Meluapnya demam venture capitalist berburu start up Indonesia yang rindu biaya peningkatan, mengubah status kepemilikan start up pindah ke tangan investor asing.

“Menempatkan founder dipinggiran dengan saham minimal. Mereka bukan lagi pemilik. Tetapi sudah berubah menjadi pekerja. Banyak contoh soal nasib kelam start up lokal. Sebutlah: Tokopedia, Traveloka, Bukalapak, Lazada dan lain lain, yang telah diambil alih oleh asing dan aseng," tulis Asih Subagyo, Sekjen Muslim Information Technology Association (2017).

Program gerakan “Literasi Digital Nasional” menjadi rahmat dan sekaligus elemen  bencana baru bagi bangsa. Dominasi modal asing akan mengangkangi perekonomian nasional arus utama bangsa. Meniscayakan hadirnya pagar beton regulasi nasional yang tangguh.

Keperkasaan regulasi nasional adalah harga mati. Gunanya untuk menangkal ancaman imperialisme digital yang membawa dinamika, penetrasi maupun invasi taring raksasa kapitalisme global yang menjadi mesin penggerak “budaya” pencaplokan terselubung melalui layanan cepat virtualisasi.

Yang jelas sampai hari ini, DPR belum juga berhasil menerbitkan UU PDP (Undang-Undang Perlindungan Data Pribadi) bagi 279 juta orang penduduk negeri ini. Meskipun RUU PDP itu telah berkali-kali direncanakan dibahas, sampai sekarang belum berwujud.
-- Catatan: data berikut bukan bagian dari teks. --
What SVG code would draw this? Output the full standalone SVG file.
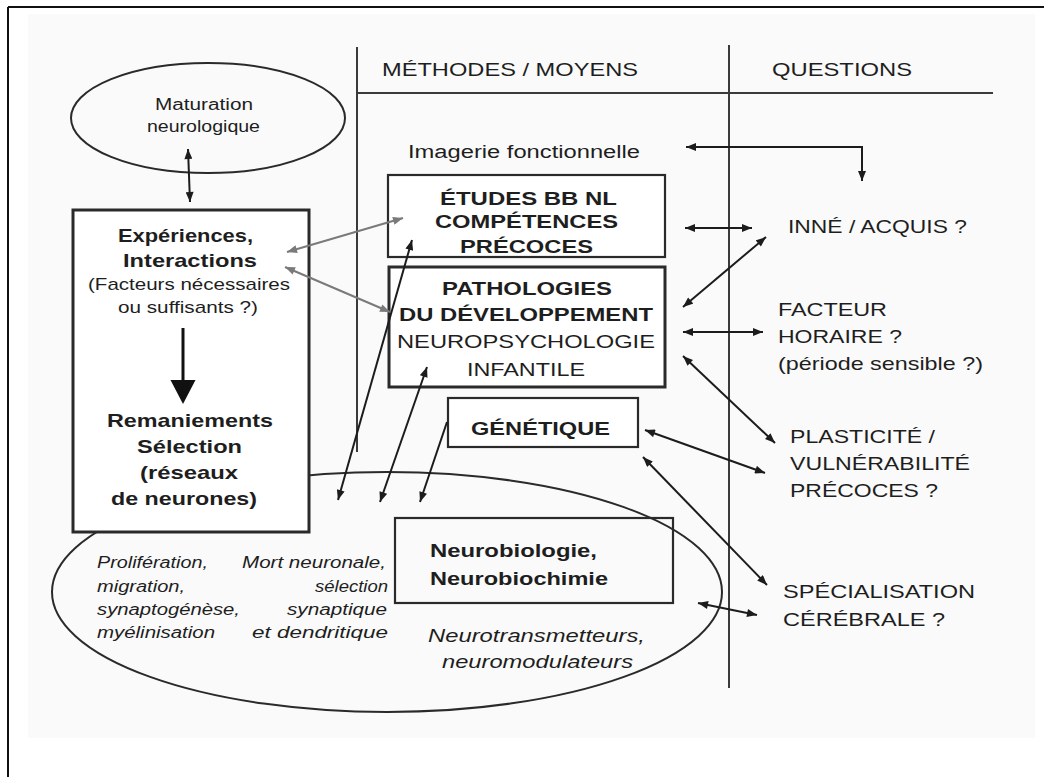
<svg xmlns="http://www.w3.org/2000/svg" width="1044" height="777" viewBox="0 0 1044 777">
<style>
text{font-family:"Liberation Sans",Arial,sans-serif;fill:#1e1e1e;}
.b{font-weight:bold;font-size:19px;}
.r{font-size:19px;}
.s{font-size:16px;}
.i{font-style:italic;font-size:16px;}
.ii{font-style:italic;font-size:18px;}
.box{fill:#fff;stroke:#2a2a2a;stroke-width:2.2;}
.thick{stroke-width:3;}
.c{fill:none;stroke:#1c1c1c;stroke-width:2;marker-start:url(#a);marker-end:url(#a);}
.c1{fill:none;stroke:#1c1c1c;stroke-width:2;marker-end:url(#a);}
.g{fill:none;stroke:#7a7a7a;stroke-width:2;marker-start:url(#ag);marker-end:url(#ag);}
.div{stroke:#3a3a3a;stroke-width:2;fill:none;}
</style>
<defs>
<marker id="a" viewBox="0 0 10 8" refX="10" refY="4" markerWidth="11" markerHeight="8" markerUnits="userSpaceOnUse" orient="auto-start-reverse"><path d="M0,0 L10,4 L0,8 z" fill="#1c1c1c"/></marker>
<marker id="ag" viewBox="0 0 10 8" refX="10" refY="4" markerWidth="11" markerHeight="8" markerUnits="userSpaceOnUse" orient="auto-start-reverse"><path d="M0,0 L10,4 L0,8 z" fill="#7a7a7a"/></marker>
</defs>
<rect x="0" y="0" width="1044" height="777" fill="#fff"/>
<rect x="28" y="14" width="1007" height="724" fill="#fafafa"/>
<g id="frame">
<line x1="8" y1="7" x2="1044" y2="7" stroke="#111" stroke-width="2"/>
<line x1="8" y1="7" x2="8" y2="777" stroke="#111" stroke-width="2"/>
</g>
<g id="dividers">
<line class="div" x1="357" y1="47" x2="357" y2="452"/>
<line class="div" x1="729" y1="45" x2="729" y2="688"/>
<line class="div" x1="357" y1="93" x2="993" y2="93"/>
<text class="r" x="382" y="76" textLength="256" lengthAdjust="spacingAndGlyphs">MÉTHODES / MOYENS</text>
<text class="r" x="772" y="76" textLength="140" lengthAdjust="spacingAndGlyphs">QUESTIONS</text>
</g>
<g id="neuro-ellipse">
<ellipse cx="387" cy="592" rx="335" ry="120" fill="none" stroke="#2a2a2a" stroke-width="2"/>
<text class="i" x="97" y="568" textLength="111" lengthAdjust="spacingAndGlyphs">Prolifération,</text>
<text class="i" x="242" y="568" textLength="144" lengthAdjust="spacingAndGlyphs">Mort neuronale,</text>
<text class="i" x="97" y="592" textLength="88" lengthAdjust="spacingAndGlyphs">migration,</text>
<text class="i" x="315" y="592" textLength="73" lengthAdjust="spacingAndGlyphs">sélection</text>
<text class="i" x="97" y="615" textLength="143" lengthAdjust="spacingAndGlyphs">synaptogénèse,</text>
<text class="i" x="287" y="615" textLength="100" lengthAdjust="spacingAndGlyphs">synaptique</text>
<text class="i" x="97" y="638" textLength="118" lengthAdjust="spacingAndGlyphs">myélinisation</text>
<text class="i" x="252" y="638" textLength="136" lengthAdjust="spacingAndGlyphs">et dendritique</text>
<text class="ii" x="428" y="642" textLength="217" lengthAdjust="spacingAndGlyphs">Neurotransmetteurs,</text>
<text class="ii" x="442" y="668" textLength="191" lengthAdjust="spacingAndGlyphs">neuromodulateurs</text>
</g>
<g id="maturation">
<ellipse cx="208" cy="118" rx="137" ry="55" fill="none" stroke="#2a2a2a" stroke-width="2"/>
<text class="s" x="155" y="110" textLength="98" lengthAdjust="spacingAndGlyphs">Maturation</text>
<text class="s" x="147" y="132" textLength="113" lengthAdjust="spacingAndGlyphs">neurologique</text>
</g>
<g id="experiences">
<rect class="box thick" x="73" y="210" width="236" height="322"/>
<text class="b" x="118" y="242" textLength="135" lengthAdjust="spacingAndGlyphs">Expériences,</text>
<text class="b" x="123" y="267" textLength="134" lengthAdjust="spacingAndGlyphs">Interactions</text>
<text class="r" x="88" y="290" textLength="202" lengthAdjust="spacingAndGlyphs" style="font-size:17px">(Facteurs nécessaires</text>
<text class="r" x="118" y="313" textLength="140" lengthAdjust="spacingAndGlyphs" style="font-size:17px">ou suffisants ?)</text>
<line x1="183" y1="328" x2="183" y2="382" stroke="#111" stroke-width="3"/>
<path d="M170.5,380 L195.5,380 L183,404 z" fill="#111"/>
<text class="b" x="107" y="427" textLength="166" lengthAdjust="spacingAndGlyphs">Remaniements</text>
<text class="b" x="137" y="453" textLength="105" lengthAdjust="spacingAndGlyphs">Sélection</text>
<text class="b" x="140" y="479" textLength="98" lengthAdjust="spacingAndGlyphs">(réseaux</text>
<text class="b" x="111" y="505" textLength="146" lengthAdjust="spacingAndGlyphs">de neurones)</text>
</g>
<g id="imagerie">
<text class="r" x="408" y="158" textLength="232" lengthAdjust="spacingAndGlyphs" style="font-size:18px">Imagerie fonctionnelle</text>
</g>
<g id="etudes">
<rect class="box" x="388" y="175" width="277" height="82"/>
<text class="b" x="440" y="205" textLength="177" lengthAdjust="spacingAndGlyphs">ÉTUDES BB NL</text>
<text class="b" x="435" y="228" textLength="183" lengthAdjust="spacingAndGlyphs">COMPÉTENCES</text>
<text class="b" x="460" y="253" textLength="133" lengthAdjust="spacingAndGlyphs">PRÉCOCES</text>
</g>
<g id="pathologies">
<rect class="box thick" x="389" y="267" width="276" height="120"/>
<text class="b" x="442" y="295" textLength="170" lengthAdjust="spacingAndGlyphs">PATHOLOGIES</text>
<text class="b" x="399" y="321" textLength="254" lengthAdjust="spacingAndGlyphs">DU DÉVELOPPEMENT</text>
<text class="r" x="397" y="348" textLength="258" lengthAdjust="spacingAndGlyphs">NEUROPSYCHOLOGIE</text>
<text class="r" x="467" y="376" textLength="118" lengthAdjust="spacingAndGlyphs">INFANTILE</text>
</g>
<g id="genetique">
<rect class="box" x="448" y="398" width="190" height="49"/>
<text class="b" x="471" y="435" textLength="139" lengthAdjust="spacingAndGlyphs">GÉNÉTIQUE</text>
</g>
<g id="neurobiologie">
<rect x="395" y="518" width="278" height="85" fill="none" stroke="#2a2a2a" stroke-width="2.2"/>
<text class="b" x="430" y="557" textLength="167" lengthAdjust="spacingAndGlyphs">Neurobiologie,</text>
<text class="b" x="430" y="585" textLength="178" lengthAdjust="spacingAndGlyphs">Neurobiochimie</text>
</g>
<g id="q-inne">
<text class="r" x="788" y="233" textLength="179" lengthAdjust="spacingAndGlyphs">INNÉ / ACQUIS ?</text>
</g>
<g id="q-facteur">
<text class="r" x="778" y="316" textLength="109" lengthAdjust="spacingAndGlyphs">FACTEUR</text>
<text class="r" x="778" y="343" textLength="124" lengthAdjust="spacingAndGlyphs">HORAIRE ?</text>
<text class="r" x="778" y="370" textLength="205" lengthAdjust="spacingAndGlyphs">(période sensible ?)</text>
</g>
<g id="q-plasticite">
<text class="r" x="790" y="443" textLength="145" lengthAdjust="spacingAndGlyphs">PLASTICITÉ /</text>
<text class="r" x="790" y="470" textLength="180" lengthAdjust="spacingAndGlyphs">VULNÉRABILITÉ</text>
<text class="r" x="790" y="497" textLength="148" lengthAdjust="spacingAndGlyphs">PRÉCOCES ?</text>
</g>
<g id="q-specialisation">
<text class="r" x="783" y="598" textLength="192" lengthAdjust="spacingAndGlyphs">SPÉCIALISATION</text>
<text class="r" x="783" y="626" textLength="162" lengthAdjust="spacingAndGlyphs">CÉRÉBRALE ?</text>
</g>
<g id="connectors">
<path class="c" d="M188,149 L190,202"/>
<path class="c" d="M862,181 V147 H686"/>
<path class="c" d="M685,228 L752,228"/>
<path class="c" d="M683,307 L766,237"/>
<path class="c" d="M683,332 L763,332"/>
<path class="c" d="M683,356 L775,443"/>
<path class="c" d="M645,430 L765,473"/>
<path class="c" d="M643,457 L767,585"/>
<path class="c" d="M698,603 L757,615"/>
<path class="g" d="M403,218 L287,252"/>
<path class="g" d="M285,267 L390,312"/>
<path class="c" d="M412,240 L338,500"/>
<path class="c" d="M427,367 L380,502"/>
<path class="c1" d="M447,422 L420,502"/>
</g>
</svg>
Sebuah berita buruk saat ini meledak di semua media: terjadi kejahatan digital peretasan data pribadi 279 juta penduduk yang berasal dari kantong BPJS Kesehatan.

RUU PDP disusun Kementerian Komunikasi dan Informatika Republik Indonesia (Kemkominfo) tahun 2014. Pemerintah bersama-sama DPR telah mengupayakan agar disahkan menjadi undang-undang pada priode 2014-2019.

Hingga berakhir masa legislasi 2014-2019, UU itu tidak diapa-apain juga. Pada periode legislasi 2019-2024, RUU PDP kembali diusulkan oleh pemerintah pada 17 Desember 2019 dan masuk dalam jajaran Prolegnas Prioritas tahun 2020.

Namun sampai hari ini tidak ada kabar berita. Sumber di DPR menyebutkan penyebab tersendatnya pembahasan RUU itu, karena ada perbedaan persepsi yang prinsipil antara pemerintah dengan legislator.

Eksekutif menghendaki dirinya sebagai “agen tunggal” pengelolaan sanksi-sanksi UU itu kepada operator aplikasi digital yang beromzet trilunan itu. Tapi pihak legislatif  agaknya kurang setuju dengan diksi “tunggal” itu dengan alasan-alasan tertentu.

Sebuah pesan WhatsApp melesat ke dalam HP saya dengan tulisan yang mengusik: “Satu-satunya kesalahan kalian, karena kalian tidak bersalah”. Itu potongan dialog drama kolosal kelas dunia berjudul “Montserrat” karya Emanuel Robles (1948). Diterjemahkan sastrawan papan atas Indonesia, almarhum Drs Asrul Sani. 

| Penulis adalah wartawan senior dan pemerhati masalah sosial budaya.